Brian Schmidt (along with two others) won the 2011 Nobel Prize in Physics for discovering that the expansion rate of the universe is accelerating, which implies the existence of a huge amount of "dark" energy and matter that we can't see but has the power to freak out scientists from billions of miles away for reasons that are still not clearly understood.
As Schmidt said in a recent speech, a different kind of "dark matter" bamboozled TSA agents when he traveled to Fargo a while back:
When I won this, my grandma, who lives in Fargo, North Dakota, wanted to see it…. You would think that carrying around a Nobel Prize would be uneventful, and it was uneventful, until I tried to leave Fargo with it, and went through the X-ray machine. I could see they were puzzled. It was in my laptop bag. It's made of gold, so it absorbs all the X-rays—it's completely black. And they had never seen anything completely black.
They're like, 'Sir, there’s something in your bag.'
I said, 'Yes, I think it’s this box.'
They said, 'What’s in the box?'
I said, 'a large gold medal,' as one does.
Up to this point, their reaction is understandable, and he is frankly just screwing with them a little. (As he may one day reveal he is doing with the whole "dark matter" thing.) But beyond this point we move into stupider territory.
So they opened it up and they said, 'What’s it made out of?'
I said, 'gold.' [What's this GOLD MEDAL made out of? Is that what you just asked me?]
And they’re like, 'Uhhhh. Who gave this to you?'
'The King of Sweden.' [See where it says "NOBEL" on it? Does that sound at all familiar?]

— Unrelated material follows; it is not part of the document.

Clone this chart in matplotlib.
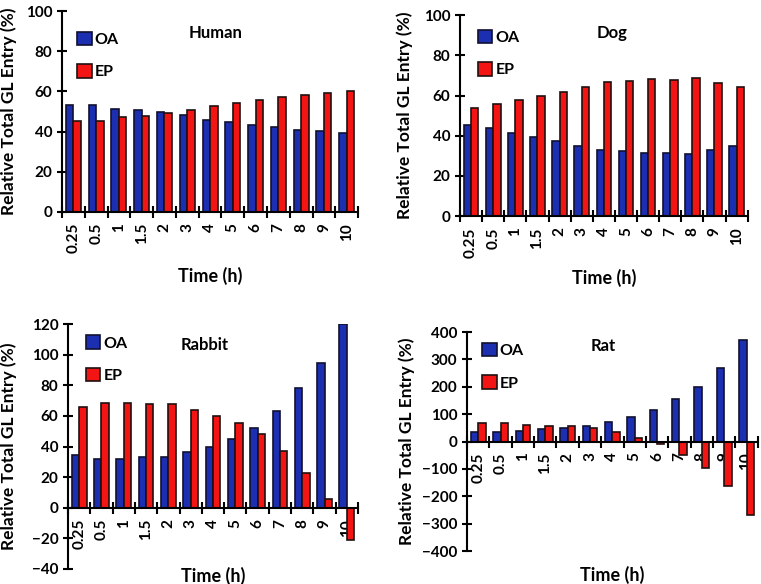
import numpy as np
import matplotlib
matplotlib.use('Agg')
import matplotlib.pyplot as plt

plt.rcParams['font.family'] = ['Lato', 'DejaVu Sans']
plt.rcParams['font.weight'] = 'bold'
plt.rcParams['axes.labelweight'] = 'bold'

times = ['0.25', '0.5', '1', '1.5', '2', '3', '4', '5', '6', '7', '8', '9', '10']

human_oa = [53.5, 53.5, 51.5, 51, 50, 48.5, 46, 45, 43.5, 42.5, 41, 40.5, 39.5]
human_ep = [45.5, 45.5, 47.5, 48, 49.5, 51, 53, 54.5, 55.5, 57, 58, 59, 60]

dog_oa = [45.5, 44, 41.5, 39.5, 37.5, 35, 33, 32.5, 31.5, 31.5, 31, 33, 35]
dog_ep = [54, 56, 58, 60, 62, 64.5, 66.5, 67, 68, 67.5, 68.5, 66, 64.5]

rabbit_oa = [34.5, 32, 32, 33, 33.5, 36.5, 40, 45, 52, 63.5, 78, 94.5, 120]
rabbit_ep = [66, 68.5, 68.5, 68, 67.5, 64, 60, 55.5, 48, 37, 22.5, 6, -21]

rat_oa = [36, 36, 40, 44, 48, 57, 72, 90, 114, 154, 200, 267, 372]
rat_ep = [66, 66, 61, 57, 57, 48, 34, 14, -9, -48, -97, -164, -270]

BLUE = '#1c2fb0'
RED = '#f31414'

# (name, oa, ep, axes rect, ylim, yticks, title pos, legend anchor, ylabel x, xlabel y)
panels = [
    ('Human', human_oa, human_ep, [0.0815, 0.637, 0.389, 0.344], (0, 100), np.arange(0, 101, 20),
     (0.52, 0.89), (0.03, 0.93), -0.152, -0.274),
    ('Dog', dog_oa, dog_ep, [0.6045, 0.630, 0.378, 0.344], (0, 100), np.arange(0, 101, 20),
     (0.53, 0.91), (0.04, 0.96), -0.163, -0.264),
    ('Rabbit', rabbit_oa, rabbit_ep, [0.0894, 0.0257, 0.381, 0.4193], (-40, 120), np.arange(-40, 121, 20),
     (0.47, 0.914), (0.04, 0.98), -0.176, 0.008),
    ('Rat', rat_oa, rat_ep, [0.6137, 0.0565, 0.382, 0.375], (-400, 400), np.arange(-400, 401, 100),
     (0.47, 0.936), (0.03, 0.98), -0.179, -0.068),
]

fig = plt.figure(figsize=(7.61, 5.84), dpi=100)

x = np.arange(len(times))
w = 0.33

for name, oa, ep, rect, ylim, yticks, tpos, lpos, ylx, xly in panels:
    ax = fig.add_axes(rect)
    ax.set_axisbelow(True)
    ax.bar(x - w / 2, oa, w, color=BLUE, edgecolor='#101030', linewidth=1.2, label='OA')
    ax.bar(x + w / 2, ep, w, color=RED, edgecolor='#201010', linewidth=1.2, label='EP')

    ax.set_xlim(-0.5, len(times) - 0.5)
    ax.set_ylim(*ylim)
    ax.set_yticks(yticks)
    ax.tick_params(axis='y', direction='inout', length=7, width=1.5, labelsize=11)

    # boundaries get tick marks, centres get the labels
    ax.set_xticks(np.arange(-0.5, len(times), 1))
    ax.set_xticklabels([])
    ax.set_xticks(x, minor=True)
    ax.set_xticklabels(times, minor=True)
    ax.tick_params(axis='x', which='major', direction='inout', length=9, width=1.5)
    ax.tick_params(axis='x', which='minor', length=0, pad=8, labelrotation=90, labelsize=11)

    ax.spines['top'].set_visible(False)
    ax.spines['right'].set_visible(False)
    ax.spines['left'].set_linewidth(1.5)
    ax.spines['bottom'].set_linewidth(1.5)
    ax.spines['bottom'].set_position(('data', 0))

    ax.text(tpos[0], tpos[1], name, transform=ax.transAxes, ha='center', va='center', fontsize=12)
    ax.legend(loc='upper left', bbox_to_anchor=lpos, frameon=False, fontsize=11.5,
              handlelength=0.9, handleheight=0.9, handletextpad=0.2, labelspacing=1.1,
              borderaxespad=0)

    ax.set_ylabel('Relative Total GL Entry (%)', fontsize=12.5)
    ax.yaxis.set_label_coords(ylx, 0.5)
    ax.set_xlabel('Time (h)', fontsize=13)
    ax.xaxis.set_label_coords(0.5, xly)

fig.savefig('out.png', dpi=100)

'Why did he give this to you?'
'Because I helped discover the expansion rate of the universe was accelerating.'
At which point, they were beginning to lose their sense of humor. I explained to them it was a Nobel Prize, and their main question was, 'Why were you in Fargo?'
Not really on topic, I suppose, except that it involves TSA buffoonery. I hereby extend my jurisdiction unilaterally to encompass that entire subject.